>>>

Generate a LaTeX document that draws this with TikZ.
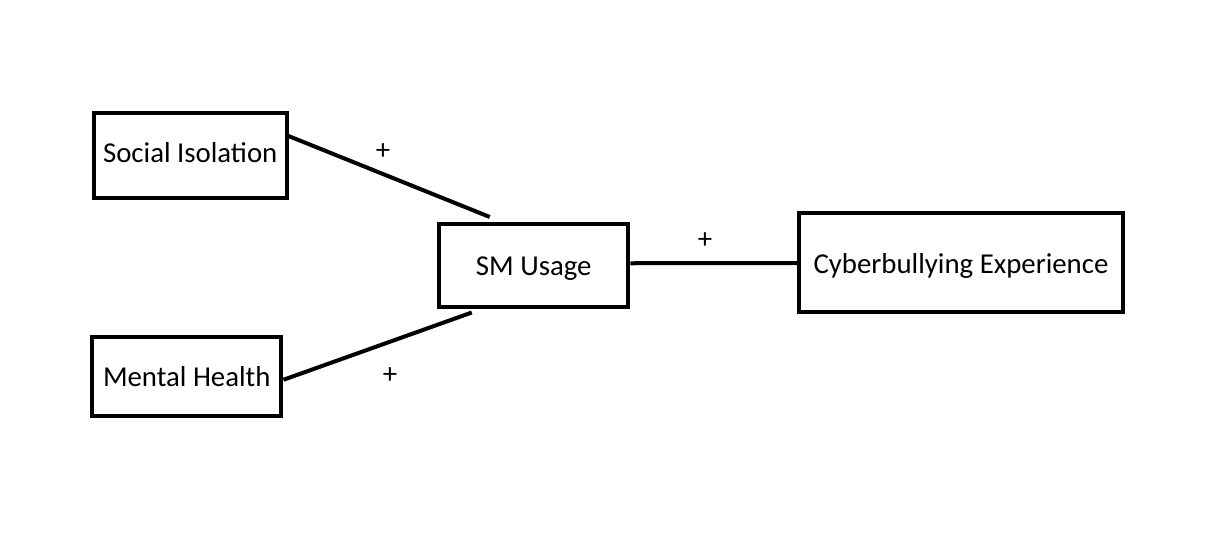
\documentclass[tikz,border=0pt]{standalone}
\usepackage{fontspec}
\setmainfont{Carlito}
\usetikzlibrary{calc}
\tikzset{
  box/.style={draw=black, line width=3pt, inner sep=0pt, font=\fontsize{21.6pt}{24pt}\selectfont},
  link/.style={draw=black, line width=3pt},
  sign/.style={font=\fontsize{21.6pt}{24pt}\selectfont, inner sep=0pt}
}
\begin{document}
\begin{tikzpicture}[x=0.75pt, y=-0.75pt]
\useasboundingbox (0,0) rectangle (1208,540);
\fill[white] (0,0) rectangle (1208,540);
\node[box, minimum width=144.4pt, minimum height=63.75pt, text depth=4.5pt] (si) at (190.25,155) {Social Isolation};
\node[box, minimum width=142.1pt, minimum height=59.6pt] (mh) at (186.75,376.75) {Mental Health};
\node[box, minimum width=142.1pt, minimum height=61.9pt, text height=18.6pt] (sm) at (533.75,265.25) {SM~Usage\hspace{4.5pt}};
\node[box, minimum width=243pt, minimum height=74.25pt, text height=20.1pt] (ce) at (961,262.5) {Cyberbullying Experience};
\coordinate (a1) at ($(si.east)+(0,-19)$);
\coordinate (a2) at ($(sm.north)+(-44,-5)$);
\coordinate (b1) at ($(mh.east)+(0,3)$);
\coordinate (b2) at ($(sm.south)+(-62,4)$);
\coordinate (c1) at ($(sm.east)+(0,-2)$);
\coordinate (c2) at ($(ce.west)+(2,0.5)$);
\draw[link] (a1) -- (a2);
\draw[link] (b1) -- (b2);
\draw[link] (c1) -- (c2);
\node[sign] (p1) at (383,152) {+};
\node[sign] (p2) at (705,241) {+};
\node[sign] (p3) at (390,376) {+};
\end{tikzpicture}
\end{document}
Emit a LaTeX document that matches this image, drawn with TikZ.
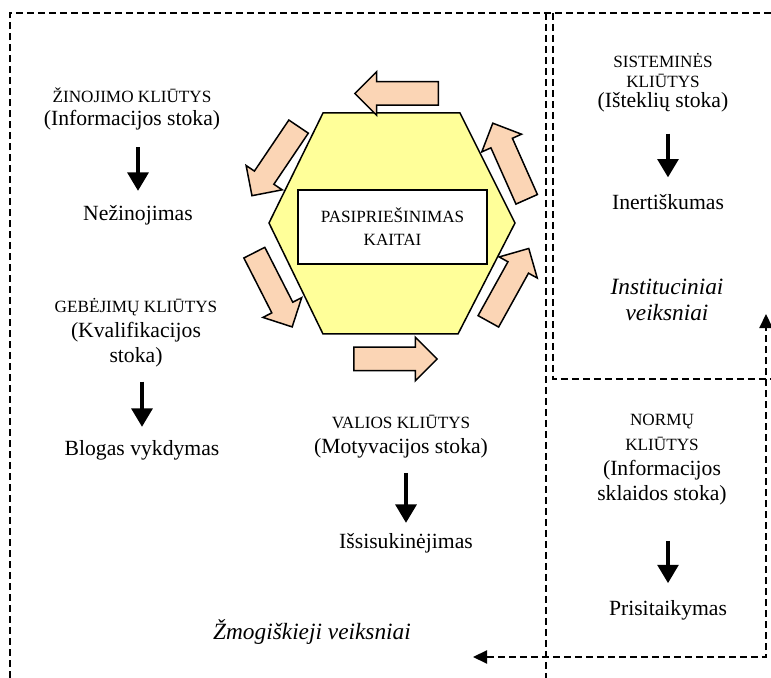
\documentclass[tikz,border=0pt]{standalone}
\usepackage{fontspec}
\setmainfont{Liberation Serif}
\usetikzlibrary{arrows.meta,shapes.arrows}
\definecolor{hexyellow}{RGB}{255,255,153}
\definecolor{peach}{RGB}{251,213,181}
\newcommand\capsz{\fontsize{10.3}{15}\selectfont}
\tikzset{>=Triangle}

\begin{document}
\begin{tikzpicture}[x=0.6pt,y=-0.6pt,
  txt/.style={font=\fontsize{13}{15}\selectfont, align=center, inner sep=0pt},
  factorlbl/.style={font=\fontsize{14}{16}\selectfont\itshape, align=center, inner sep=0pt},
  flow/.style={line width=2.1pt, -{Triangle[width=12.5pt,length=11pt]}},
  dashline/.style={line width=0.8pt, dash pattern=on 4.2pt off 2.4pt},
  blockarr/.style={single arrow, draw, line width=0.9pt, fill=peach, anchor=tail,
    minimum height=50pt, inner sep=6.6pt, single arrow head extend=6pt,
    single arrow tip angle=90}]
\useasboundingbox (0,0) rectangle (771,678);
% frames
\draw[dashline] (10,678) -- (10,13) -- (771,13);
\draw[dashline] (546,13) -- (546,678);
\draw[dashline] (553,13) -- (553,379) -- (771,379);
% hexagon
\draw[line width=0.9pt, fill=hexyellow] (323,113) -- (460,113) -- (515,223)
  -- (458,334) -- (323,334) -- (269,223) -- cycle;
\node[draw, line width=0.9pt, fill=white, minimum width=113.4pt, minimum height=44.4pt,
  align=center, font=\fontsize{10.3}{13.8}\selectfont] (core) at (392.5,227)
  {PASIPRIEŠINIMAS\\KAITAI};
% arrows round the hexagon
\node[blockarr, rotate=180] (a1) at (439,93.5) {};
\node[blockarr, rotate=236] (a2) at (299,126) {};
\node[blockarr, rotate=297] (a3) at (254,252) {};
\node[blockarr, rotate=0] (a4) at (353,359) {};
\node[blockarr, rotate=61] (a5) at (488,322) {};
\node[blockarr, rotate=114] (a6) at (527,200) {};
% human barriers
\node[txt] (zin) at (132,109) {{\capsz ŽINOJIMO KLIŪTYS}\\[-1.2pt](Informacijos stoka)};
\node[txt] (nez) at (138,215) {Nežinojimas};
\draw[flow, shorten <=10pt, shorten >=8.4pt] (nez.north |- zin.south) -- (nez.north);
\node[txt] (geb) at (136,333) {{\capsz GEBĖJIMŲ KLIŪTYS}\\(Kvalifikacijos\\stoka)};
\node[txt] (blog) at (142,450) {Blogas vykdymas};
\draw[flow, shorten <=8.4pt, shorten >=7.8pt] (blog.north |- geb.south) -- (blog.north);
\node[txt] (val) at (401,437) {{\capsz VALIOS KLIŪTYS}\\(Motyvacijos stoka)};
\node[txt] (iss) at (406,543) {Išsisukinėjimas};
\draw[flow, shorten <=8.4pt, shorten >=6pt] (iss.north |- val.south) -- (iss.north);
\node[factorlbl] (zmog) at (312,632) {Žmogiškieji veiksniai};
% institutional barriers
\node[txt] (sis) at (663,83) {{\capsz SISTEMINĖS}\\[-3pt]{\capsz KLIŪTYS}\\[-3pt](Išteklių stoka)};
\node[txt] (inert) at (668,202) {Inertiškumas};
\draw[flow, shorten <=12.6pt, shorten >=10pt] (inert.north |- sis.south) -- (inert.north);
\node[factorlbl] (inst) at (667,300) {Instituciniai\\veiksniai};
\node[txt] (norm) at (662,460) {{\capsz NORMŲ}\\{\capsz KLIŪTYS}\\(Informacijos\\sklaidos stoka)};
\node[txt] (pris) at (668,610) {Prisitaikymas};
\draw[flow, shorten <=21pt, shorten >=10pt] (pris.north |- norm.south) -- (pris.north);
% norm frame with arrows
\coordinate (ncorner) at (766,657);
\coordinate (nleft) at (473,657);
\coordinate (nup) at (766,314);
\draw[dashline, {Triangle[width=8pt,length=8.5pt]}-{Triangle[width=8pt,length=8.5pt]}]
  (nleft) -- (ncorner) -- (nup);
\end{tikzpicture}
\end{document}
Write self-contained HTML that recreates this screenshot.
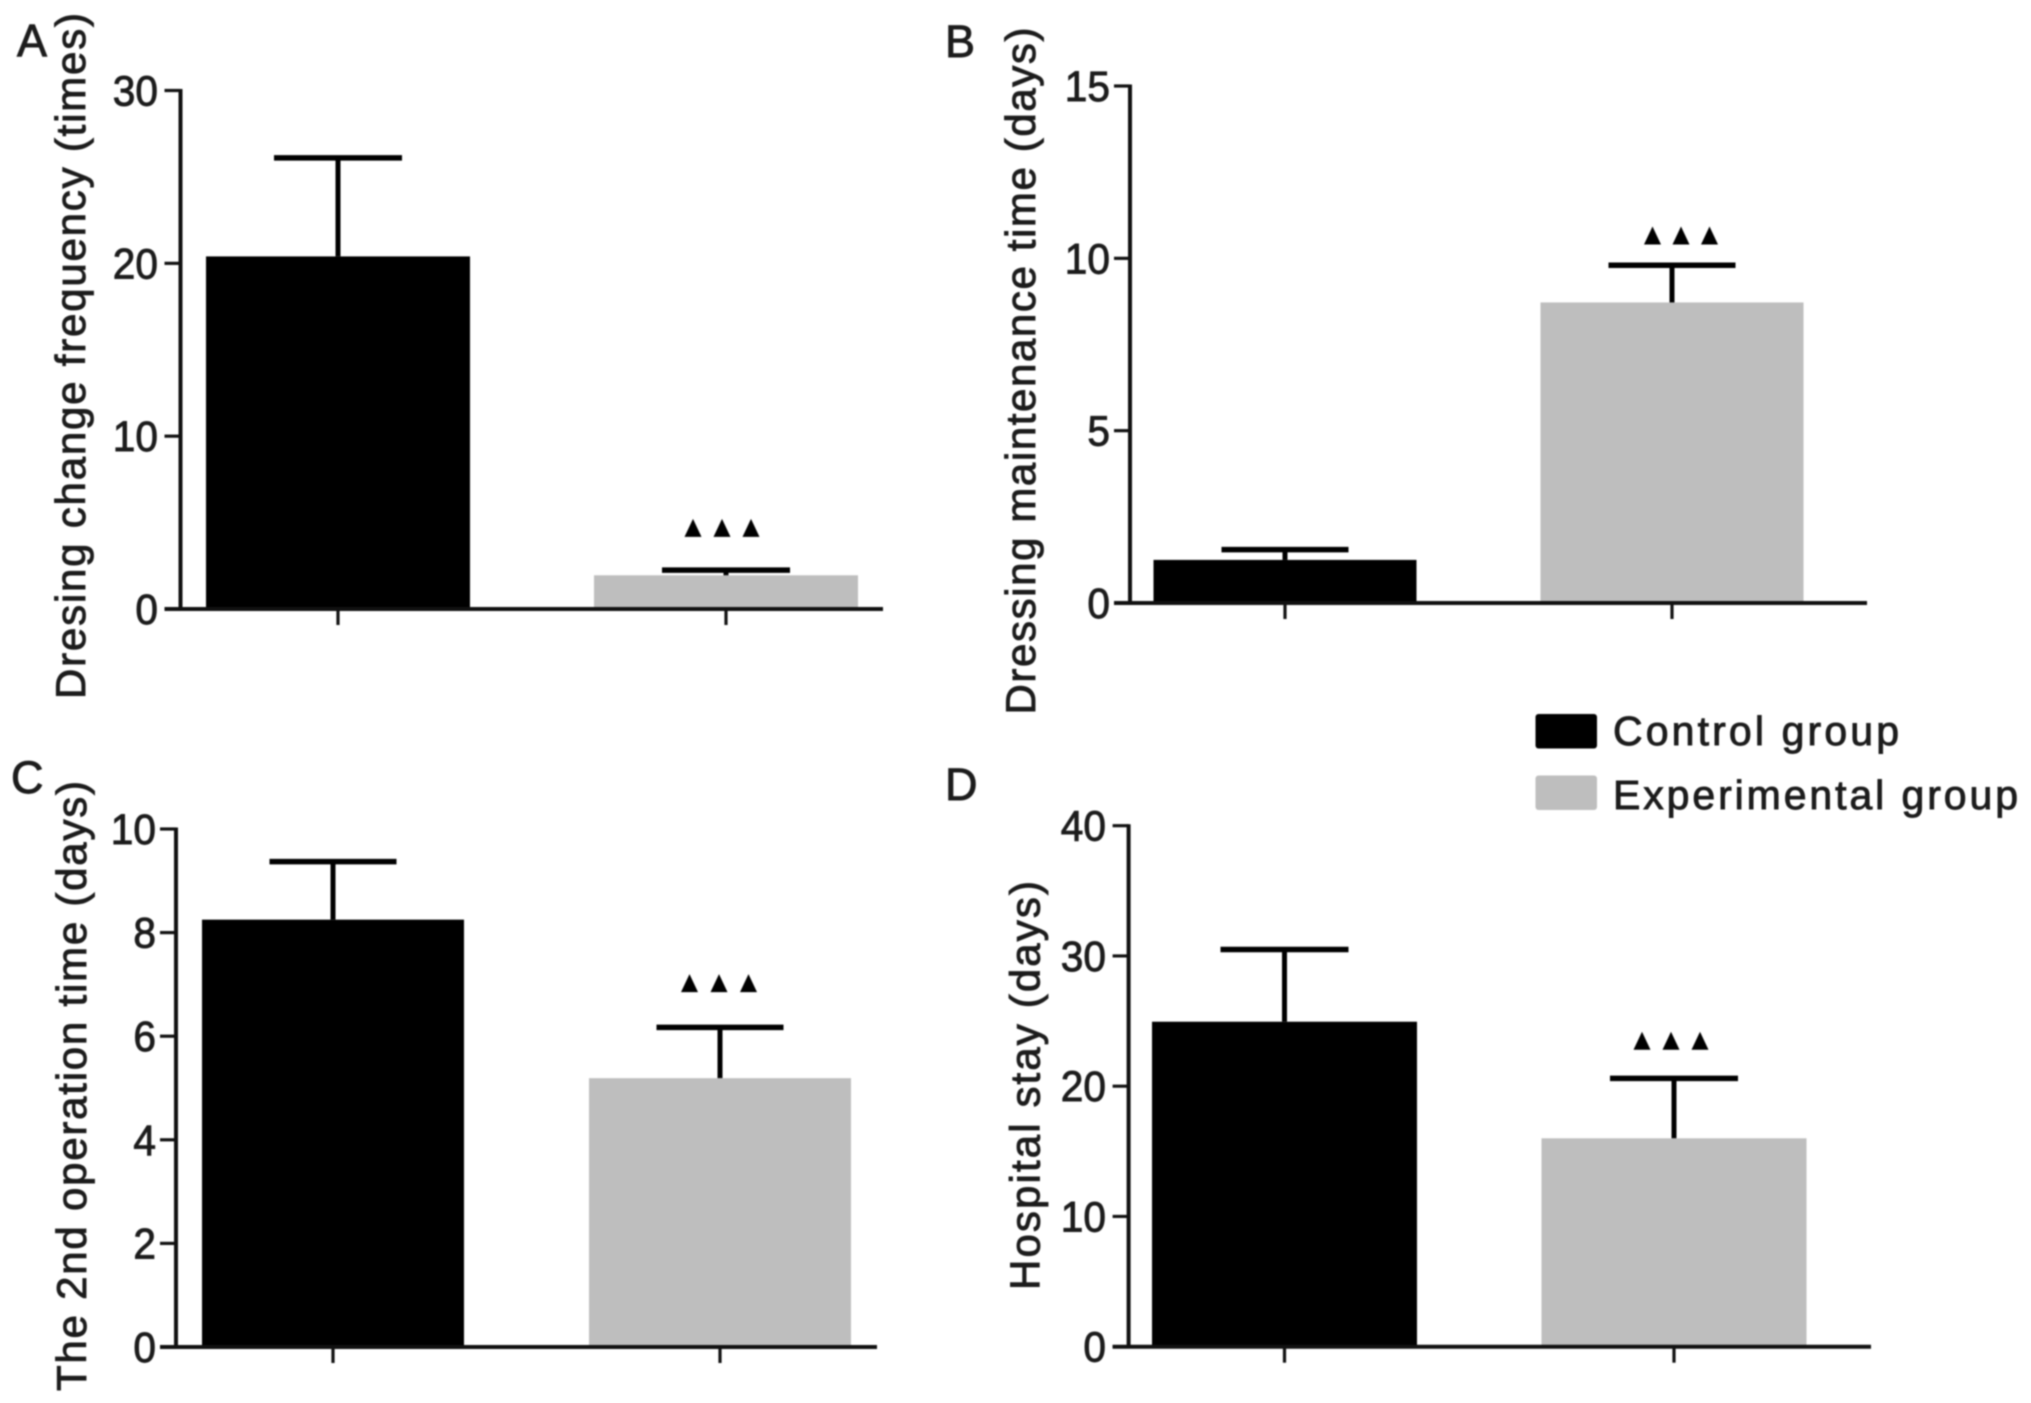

<<<

Exclude the pictures and transcribe all of the entries exactly.

Generate a LaTeX document that draws this with TikZ.
\documentclass[tikz,border=0pt]{standalone}
\usepackage{fontspec}
\setmainfont{Carlito}
\usetikzlibrary{calc}
\tikzset{
  box/.style={draw=black, line width=3pt, inner sep=0pt, font=\fontsize{21.6pt}{24pt}\selectfont},
  link/.style={draw=black, line width=3pt},
  sign/.style={font=\fontsize{21.6pt}{24pt}\selectfont, inner sep=0pt}
}
\begin{document}
\begin{tikzpicture}[x=0.75pt, y=-0.75pt]
\useasboundingbox (0,0) rectangle (1208,540);
\fill[white] (0,0) rectangle (1208,540);
\node[box, minimum width=144.4pt, minimum height=63.75pt, text depth=4.5pt] (si) at (190.25,155) {Social Isolation};
\node[box, minimum width=142.1pt, minimum height=59.6pt] (mh) at (186.75,376.75) {Mental Health};
\node[box, minimum width=142.1pt, minimum height=61.9pt, text height=18.6pt] (sm) at (533.75,265.25) {SM~Usage\hspace{4.5pt}};
\node[box, minimum width=243pt, minimum height=74.25pt, text height=20.1pt] (ce) at (961,262.5) {Cyberbullying Experience};
\coordinate (a1) at ($(si.east)+(0,-19)$);
\coordinate (a2) at ($(sm.north)+(-44,-5)$);
\coordinate (b1) at ($(mh.east)+(0,3)$);
\coordinate (b2) at ($(sm.south)+(-62,4)$);
\coordinate (c1) at ($(sm.east)+(0,-2)$);
\coordinate (c2) at ($(ce.west)+(2,0.5)$);
\draw[link] (a1) -- (a2);
\draw[link] (b1) -- (b2);
\draw[link] (c1) -- (c2);
\node[sign] (p1) at (383,152) {+};
\node[sign] (p2) at (705,241) {+};
\node[sign] (p3) at (390,376) {+};
\end{tikzpicture}
\end{document}
Emit a LaTeX document that matches this image, drawn with TikZ.
\documentclass[tikz,border=0pt]{standalone}
\usepackage{fontspec}
\setmainfont{Liberation Serif}
\usetikzlibrary{arrows.meta,shapes.arrows}
\definecolor{hexyellow}{RGB}{255,255,153}
\definecolor{peach}{RGB}{251,213,181}
\newcommand\capsz{\fontsize{10.3}{15}\selectfont}
\tikzset{>=Triangle}

\begin{document}
\begin{tikzpicture}[x=0.6pt,y=-0.6pt,
  txt/.style={font=\fontsize{13}{15}\selectfont, align=center, inner sep=0pt},
  factorlbl/.style={font=\fontsize{14}{16}\selectfont\itshape, align=center, inner sep=0pt},
  flow/.style={line width=2.1pt, -{Triangle[width=12.5pt,length=11pt]}},
  dashline/.style={line width=0.8pt, dash pattern=on 4.2pt off 2.4pt},
  blockarr/.style={single arrow, draw, line width=0.9pt, fill=peach, anchor=tail,
    minimum height=50pt, inner sep=6.6pt, single arrow head extend=6pt,
    single arrow tip angle=90}]
\useasboundingbox (0,0) rectangle (771,678);
% frames
\draw[dashline] (10,678) -- (10,13) -- (771,13);
\draw[dashline] (546,13) -- (546,678);
\draw[dashline] (553,13) -- (553,379) -- (771,379);
% hexagon
\draw[line width=0.9pt, fill=hexyellow] (323,113) -- (460,113) -- (515,223)
  -- (458,334) -- (323,334) -- (269,223) -- cycle;
\node[draw, line width=0.9pt, fill=white, minimum width=113.4pt, minimum height=44.4pt,
  align=center, font=\fontsize{10.3}{13.8}\selectfont] (core) at (392.5,227)
  {PASIPRIEŠINIMAS\\KAITAI};
% arrows round the hexagon
\node[blockarr, rotate=180] (a1) at (439,93.5) {};
\node[blockarr, rotate=236] (a2) at (299,126) {};
\node[blockarr, rotate=297] (a3) at (254,252) {};
\node[blockarr, rotate=0] (a4) at (353,359) {};
\node[blockarr, rotate=61] (a5) at (488,322) {};
\node[blockarr, rotate=114] (a6) at (527,200) {};
% human barriers
\node[txt] (zin) at (132,109) {{\capsz ŽINOJIMO KLIŪTYS}\\[-1.2pt](Informacijos stoka)};
\node[txt] (nez) at (138,215) {Nežinojimas};
\draw[flow, shorten <=10pt, shorten >=8.4pt] (nez.north |- zin.south) -- (nez.north);
\node[txt] (geb) at (136,333) {{\capsz GEBĖJIMŲ KLIŪTYS}\\(Kvalifikacijos\\stoka)};
\node[txt] (blog) at (142,450) {Blogas vykdymas};
\draw[flow, shorten <=8.4pt, shorten >=7.8pt] (blog.north |- geb.south) -- (blog.north);
\node[txt] (val) at (401,437) {{\capsz VALIOS KLIŪTYS}\\(Motyvacijos stoka)};
\node[txt] (iss) at (406,543) {Išsisukinėjimas};
\draw[flow, shorten <=8.4pt, shorten >=6pt] (iss.north |- val.south) -- (iss.north);
\node[factorlbl] (zmog) at (312,632) {Žmogiškieji veiksniai};
% institutional barriers
\node[txt] (sis) at (663,83) {{\capsz SISTEMINĖS}\\[-3pt]{\capsz KLIŪTYS}\\[-3pt](Išteklių stoka)};
\node[txt] (inert) at (668,202) {Inertiškumas};
\draw[flow, shorten <=12.6pt, shorten >=10pt] (inert.north |- sis.south) -- (inert.north);
\node[factorlbl] (inst) at (667,300) {Instituciniai\\veiksniai};
\node[txt] (norm) at (662,460) {{\capsz NORMŲ}\\{\capsz KLIŪTYS}\\(Informacijos\\sklaidos stoka)};
\node[txt] (pris) at (668,610) {Prisitaikymas};
\draw[flow, shorten <=21pt, shorten >=10pt] (pris.north |- norm.south) -- (pris.north);
% norm frame with arrows
\coordinate (ncorner) at (766,657);
\coordinate (nleft) at (473,657);
\coordinate (nup) at (766,314);
\draw[dashline, {Triangle[width=8pt,length=8.5pt]}-{Triangle[width=8pt,length=8.5pt]}]
  (nleft) -- (ncorner) -- (nup);
\end{tikzpicture}
\end{document}
Write self-contained HTML that recreates this screenshot.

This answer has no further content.